Inevitably, talent is going to leave. Whether they are departing to start their own organisation, embark on another chapter in their life or join a competitor, all employers will feel the sting of losing their heavy hitters at some point.
Stephen Trew, partner at Holding Redlich, stated that organisations risk the loss of intellectual property, “know-how”, strategies and sensitive information, as well as contacts and goodwill when an employee leaves. It may also damage staff morale and result in other workers leaving.
“Once you get one or two leaving the fact is employees [think]… ‘maybe I’m missing out on something too if others are leaving’,” he said.
All of this can also result in a competitor gaining an advantage. Departing executives who wish to stay in the field will invariably either start a competitive organisation or join one, bringing with them the assets they have accumulated from their former employer.
A key tool used to prevent this is a restraint of trade. This is a contractual term which limits the commercial activities of an individual. This can be during employment, but predominantly applies afterwards. These often appear in employment contracts, but may also appear in other agreements such as shares or separate agreements regarding confidentiality.
Jennifer Teh, senior associate at Holding Redlich, stated restraints of trade can protect an employer from a number of risks – but it must protect a legitimate business interest. The three areas recognised by the courts include confidential information, customer connections and staff connections.

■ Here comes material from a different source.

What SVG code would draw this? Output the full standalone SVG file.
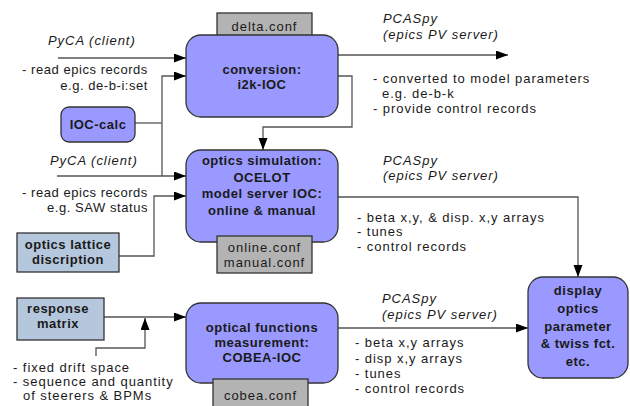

Restraints of trade often specify a period of time (six-to-twelve months) in which a former employee cannot work in the one field. The necessary amount of time will vary depending on the organisation. For example, IT may need less time, as the field is in constant change.
Employers should also take note that their restraints may not apply if they make the employee redundant. Teh recalled the case of OAMPS Gault Armstrong, in which two marine insurance brokers were made redundant. In this case, the restraints of trade were upheld by the judge, although Teh stressed in other cases it may not be.
Key HR Takeaways
In order to help ground these restraints of trade and otherwise develop procedures to limit the risks of departing employees, organisations should take a number of steps:
Conduct a risk assessment. The risks each organisation faces will vary – even more so when one considers the different hierarchical levels of an organisation. Employers must identify where and how the risks exist within the business, then develop strategies, policies and systems to address these risks.
Develop contractual responses. A number of clauses and obligations may apply depending on your situation. This includes gardening leave clauses, fixed term and liquidated damages clauses, restraints of trade clauses, as well as confidential information and intellectual property clauses. It is important to understand the purposes and definitions of each of these clauses, and to use them appropriately.
It is important for contracts to be up-to-date, as well. As an employer moves throughout the organisation, their old contract may not reflect the current climate, function of the laws, or even the nature of the employment.
Consider remuneration strategies. This may feed into reasons for why employees may leave organisations. Employers should consider discretionary or deferred payments, as well as retention bonuses. Other options may also be suitable depending on the nature of the organisation. Employers must analyse how remuneration can support retention.
Develop policies and procedures. Organisations may consider limiting the areas in which information can be stored, and whether it can be transmitted (such as by email) by staff. This can help prevent defecting employees from taking information and property with them. However, this can also cripple an organisation’s ability to function in the digital world, and so these policies must not become too restrictive. Confidentiality and resignation procedures need to also be considered, and are perhaps more adequate at preventing leaks as they do not hamper the functions of the organisation. Although the former may not stop employees from physically leaking information, it may deter them as they have contractually agreed not to.
Consider other scenarios. Contractors may also pose a risk to the organisation, as may group structures, corporate transactions and joint ventures. These are functions and elements that will effect different organisations in varying degrees and need to be considered.